To make it clear, I open the process viewer and found that there are two applications which will consume up to 75% of CPU time. One is the finder, one is the CFM loader. I think the Preemtive Multitask in OS X has technical problem. Even if it is not a bug, it must be an algorithm problem. Actually all the memory consumed by the application is very low, normally not up to 15%. Memory is not the problem. I think it is the multitasking switcher can't distribute the CPU time reasonably according to the type and the resources consumption of the application.

OS X speed is a PURELY TECHNICAL PROBLEM.
Am I right?


----------



## tismey (Jul 14, 2001)

...then for some reason I'm immune. Whilst X might not be quite as nippy as 9.1 on my TiBook, I certainly don't find it so much slower that it affects my productivity. I don't even find running Classic is THAT slow...


----------



## kilowatt (Jul 15, 2001)

If you are not sure if an application is cocoa or carbon, look for the presence of a 'services' sub menu of the application's app menu. If the services sub menu is there, its cocoa. If its not, then the app is carbon.

Which is faster? Cocoa. By far. Notice how iTunes takes up soooo much CPU? Or how Mozilla or Internet Exploder consume around 40% cpu when they are just sitting at a web page, doing nothing? Versus how OmniWeb  is currently using 1.4%? Its crazy. 

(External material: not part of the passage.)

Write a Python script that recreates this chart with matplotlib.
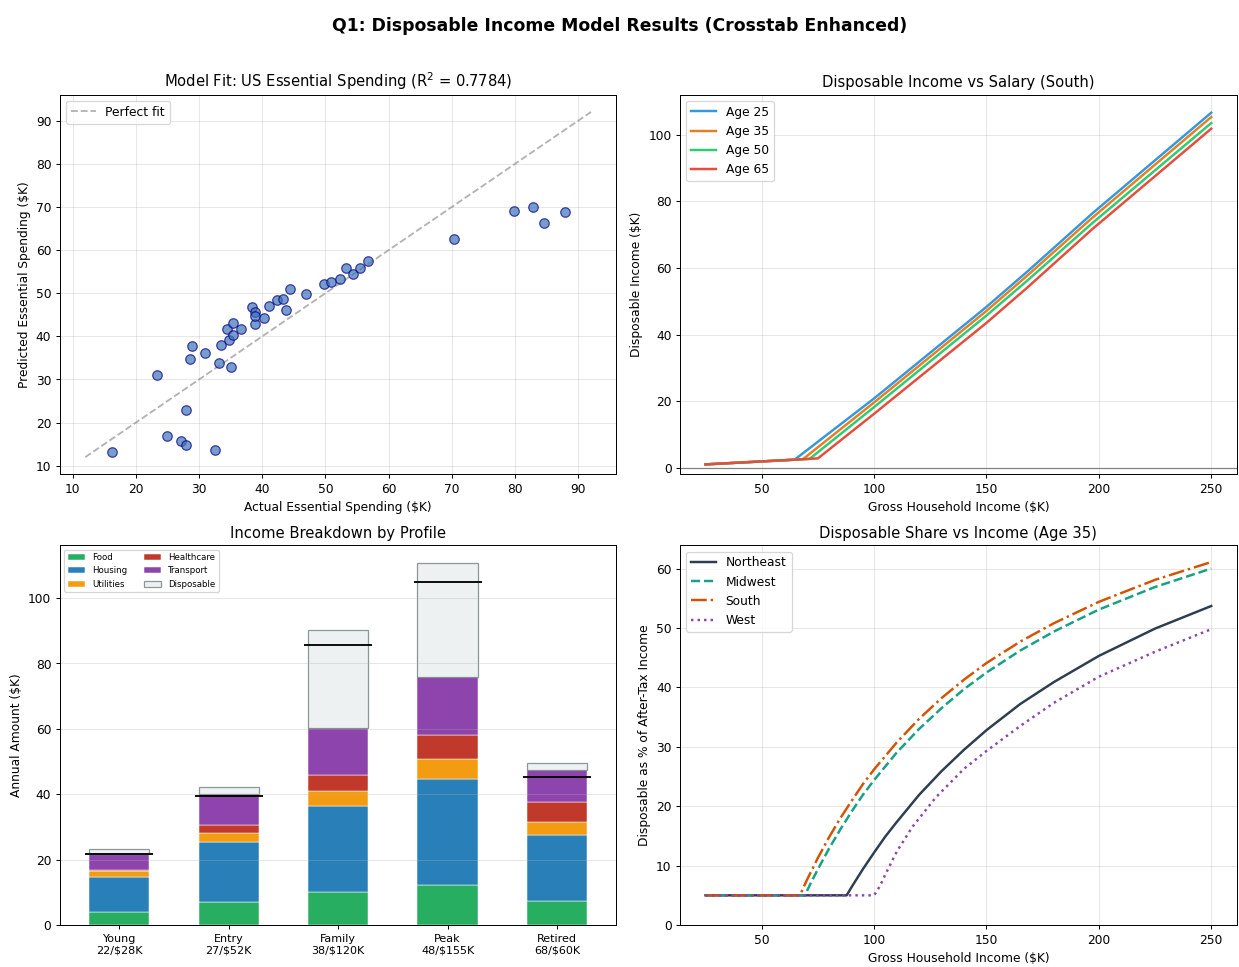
import numpy as np
import matplotlib
matplotlib.use("Agg")
import matplotlib.pyplot as plt

# --- model fit scatter (actual vs predicted essential spending, $K)
actual = [16.2, 23.4, 24.9, 27.1, 27.9, 28.0, 28.5, 28.9, 30.9, 32.5,
          33.2, 33.4, 34.4, 34.7, 35.3, 35.3, 35.0, 36.6, 38.3, 38.8,
          38.9, 38.9, 40.3, 41.1, 42.3, 43.3, 43.8, 44.4, 46.9, 49.7,
          50.8, 52.3, 53.2, 54.4, 55.4, 56.7, 70.4, 79.9, 82.9, 84.5, 87.9]
predicted = [13.3, 31.0, 16.8, 15.7, 14.7, 22.9, 34.7, 37.8, 36.2, 13.6,
             33.8, 38.0, 41.8, 39.1, 43.0, 40.4, 32.9, 41.8, 46.8, 42.9,
             45.6, 44.7, 44.3, 47.1, 48.5, 48.7, 46.1, 51.0, 49.7, 52.1,
             52.6, 53.3, 55.9, 54.5, 55.9, 57.4, 62.6, 69.1, 69.9, 66.2, 68.8]
fit_range = [12, 92]

# --- disposable income vs salary (South), per age
age_labels = ["Age 25", "Age 35", "Age 50", "Age 65"]
age_x = [[25, 64.6, 100, 150, 168, 197, 250],
         [25, 68.3, 100, 150, 168, 197, 250],
         [25, 71.3, 100, 150, 168, 197, 250],
         [25, 75.0, 100, 150, 168, 197, 250]]
age_y = [[1.0, 2.4, 20.8, 48.3, 58.8, 76.3, 106.6],
         [1.0, 2.55, 19.6, 47.1, 57.6, 75.0, 105.3],
         [1.0, 2.65, 18.2, 45.7, 56.1, 73.4, 103.5],
         [1.0, 2.8, 16.2, 43.5, 54.0, 71.6, 101.8]]
age_colors = ["#3498db", "#e67e22", "#2ecc71", "#e74c3c"]

# --- income breakdown by profile
profiles = ["Young\n22/$28K", "Entry\n27/$52K", "Family\n38/$120K",
            "Peak\n48/$155K", "Retired\n68/$60K"]
food = [4.1, 7.1, 10.0, 12.3, 7.5]
housing = [10.5, 18.3, 26.4, 32.5, 19.9]
utilities = [1.8, 2.9, 4.5, 5.9, 4.1]
healthcare = [0.5, 2.3, 5.1, 7.4, 6.1]
transport = [4.9, 9.6, 14.4, 17.9, 9.7]
disposable = [1.6, 2.0, 29.7, 34.6, 2.2]
after_tax = [21.8, 39.4, 85.6, 104.8, 45.4]

# --- disposable share vs income (Age 35), per region
regions = ["Northeast", "Midwest", "South", "West"]
reg_x = [[25, 87.8, 90, 95, 100, 105, 110, 120, 130, 140, 150, 165, 180, 200, 225, 250],
         [25, 69.2, 72, 75, 80, 85, 90, 95, 100, 110, 120, 130, 140, 150, 165, 180, 200, 225, 250],
         [25, 67, 70, 75, 80, 85, 90, 95, 100, 110, 120, 130, 140, 150, 165, 180, 200, 225, 250],
         [25, 100, 102.5, 105, 110, 117, 127.5, 140, 150, 165, 180, 200, 225, 250]]
reg_y = [[5, 5.0, 6.4, 9.4, 12.2, 14.9, 17.3, 21.9, 25.9, 29.5, 32.8, 37.2, 40.9, 45.3, 49.9, 53.7],
         [5, 5.0, 7.2, 9.4, 12.9, 16.1, 19.1, 21.9, 24.4, 29.0, 33.0, 36.5, 39.7, 42.5, 46.2, 49.4, 53.1, 56.9, 60.0],
         [5, 5.0, 7.5, 11.3, 14.8, 18.0, 20.9, 23.7, 26.2, 30.7, 34.7, 38.2, 41.3, 44.1, 47.7, 50.8, 54.4, 58.1, 61.1],
         [5, 5.0, 6.5, 8.5, 12.3, 16.5, 21.5, 26.3, 29.3, 33.5, 37.4, 41.8, 46.0, 49.8]]
reg_colors = ["#2c3e50", "#16a085", "#d35400", "#8e44ad"]
reg_styles = ["-", "--", "-.", ":"]

fig, axes = plt.subplots(2, 2, figsize=(14, 10.927), dpi=88.5)
fig.subplots_adjust(left=0.0484, right=0.998, top=0.902, bottom=0.0434,
                    wspace=0.115, hspace=0.187)
fig.suptitle("Q1: Disposable Income Model Results (Crosstab Enhanced)",
             fontsize=14, fontweight="bold", y=0.982)

# top left
ax = axes[0, 0]
ax.scatter(actual, predicted, s=60, c="#3d72b8", alpha=0.7,
           edgecolors="navy", linewidths=1, zorder=3)
ax.plot(fit_range, fit_range, "--", color="gray", alpha=0.6, lw=1.5,
        label="Perfect fit")
ax.set_xlabel("Actual Essential Spending ($K)")
ax.set_ylabel("Predicted Essential Spending ($K)")
ax.set_title("Model Fit: US Essential Spending (R$^2$ = 0.7784)", fontsize=12)
ax.legend(loc="upper left")
ax.grid(True, alpha=0.3)

# top right
ax = axes[0, 1]
for xs, ys, lab, col in zip(age_x, age_y, age_labels, age_colors):
    ax.plot(xs, ys, color=col, lw=2, label=lab)
ax.axhline(0, color="gray", lw=1)
ax.set_ylim(-2, 112)
ax.set_xlabel("Gross Household Income ($K)")
ax.set_ylabel("Disposable Income ($K)")
ax.set_title("Disposable Income vs Salary (South)", fontsize=12)
ax.legend(loc="upper left")
ax.grid(True, alpha=0.3)

# bottom left
ax = axes[1, 0]
x = np.arange(len(profiles))
w = 0.55
bottom = np.zeros(len(profiles))
for vals, lab, col in [(food, "Food", "#27ae60"), (housing, "Housing", "#2980b9"),
                       (utilities, "Utilities", "#f39c12"),
                       (healthcare, "Healthcare", "#c0392b"),
                       (transport, "Transport", "#8e44ad")]:
    ax.bar(x, vals, w, bottom=bottom, color=col, label=lab,
           edgecolor="white", linewidth=0.4)
    bottom += np.array(vals)
ax.bar(x, disposable, w, bottom=bottom, color="#ecf0f1", edgecolor="#7f8c8d",
       linewidth=1, alpha=0.9, label="Disposable")
for i, v in enumerate(after_tax):
    ax.hlines(v, i - 0.31, i + 0.31, color="black", lw=1.5, zorder=4)
ax.set_xticks(x)
ax.set_xticklabels(profiles, fontsize=9)
ax.set_ylabel("Annual Amount ($K)")
ax.set_title("Income Breakdown by Profile", fontsize=12)
ax.legend(loc="upper left", ncol=2, fontsize=7)
ax.grid(True, axis="y", alpha=0.3)

# bottom right
ax = axes[1, 1]
for xs, ys, lab, col, ls in zip(reg_x, reg_y, regions, reg_colors, reg_styles):
    ax.plot(xs, ys, color=col, ls=ls, lw=2, label=lab)
ax.set_ylim(bottom=0)
ax.set_xlabel("Gross Household Income ($K)")
ax.set_ylabel("Disposable as % of After-Tax Income")
ax.set_title("Disposable Share vs Income (Age 35)", fontsize=12)
ax.legend(loc="upper left")
ax.grid(True, alpha=0.3)

fig.savefig("out.png", dpi=88.5)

The way I think about it is this:
Carbon is the old way. Its the OS 9 way of development
Cocoa is the new way. Its the unix-style object-oriented way.

I could be totally wrong about all this. So someone please correct me if I am. 

BTW: the finder is carbon. I can't use my scroll mouse to scroll in carbon apps, either. Oh, and apple-clicking in background apps only works if the background app is cocoa. and the kernel is definitely not carbon.


----------



## PoweMACuser (Jul 16, 2001)

kilowatt,

I think you haven't read the system overview carefully. I just read it before I say the kernel is carbon. No way to adjust whether it is carbon or cocoa because carbon can call cocoa API and cocoa can call carbon API. If you have an eye on other programme like IE, you will found I am correct.

Cocoa is object-oriented. Theorically, object-oriented programming language is slow then structured language. Object-oriented language give the power of convenience of programming. New programming tech doesn't mean speed, normolly means time-saved and power of complex computing.

Classic is carbon, but now we still have to say that classic is much faster than OS X.

a lot of tests show this.

Mousewheel support means nothing at all.


----------



## theed (Jul 16, 2001)

Carbon and Cocoa are both API abstractions that exist because of services provided on top of the kernel.  To say the kernel is one or the other is misleading.  It provides services under both, but really serves neither exclusively.  
Finder is carbon, and it's weak carbon at that.  Cocoa is a naturally more multithreaded way to program, Carbon tends to be a single process, so it runs around like mad in a loop as though it were its own OS looking for things that need to be done.  This sometimes might feel faster, sometimes slower, but always more processor intensive.  It's the type of thing that should be left to the OS, and in Cocoa or Java, it is.  Apple needs to work to make the finder a LOT more multithreaded for it to seem responsive while it's busy, and the easiest way to do that could be to rewrite it from scratch in Cocoa.
As for speed, there's overhead in the Mach Kernel, it provides an abstraction.  A lot of the other abstraction stuff in objective-C is intended to utilize this abstraction, so the speed problem is minimized.  Program launch times have been a problem since '99 and I don't expect a major improvement anytime soon.
My biggest speed problems are on my G3 laptop, where HD (VM) is slow, RAM is a little tight, and the graphics are all done in software.  I definitely feel that.  Hell a bouncy icon takes up ~35% of the CPU.  On my dual G4, It's crazy smooth.  If the OS is slow, try different Hardware I guess.  When hardware is unsupported in X, it reverts to software solutions.  It's not as obvious with video cards now as it used to be because it's all double buffered.
I hope at least 10% of that made some sense.


----------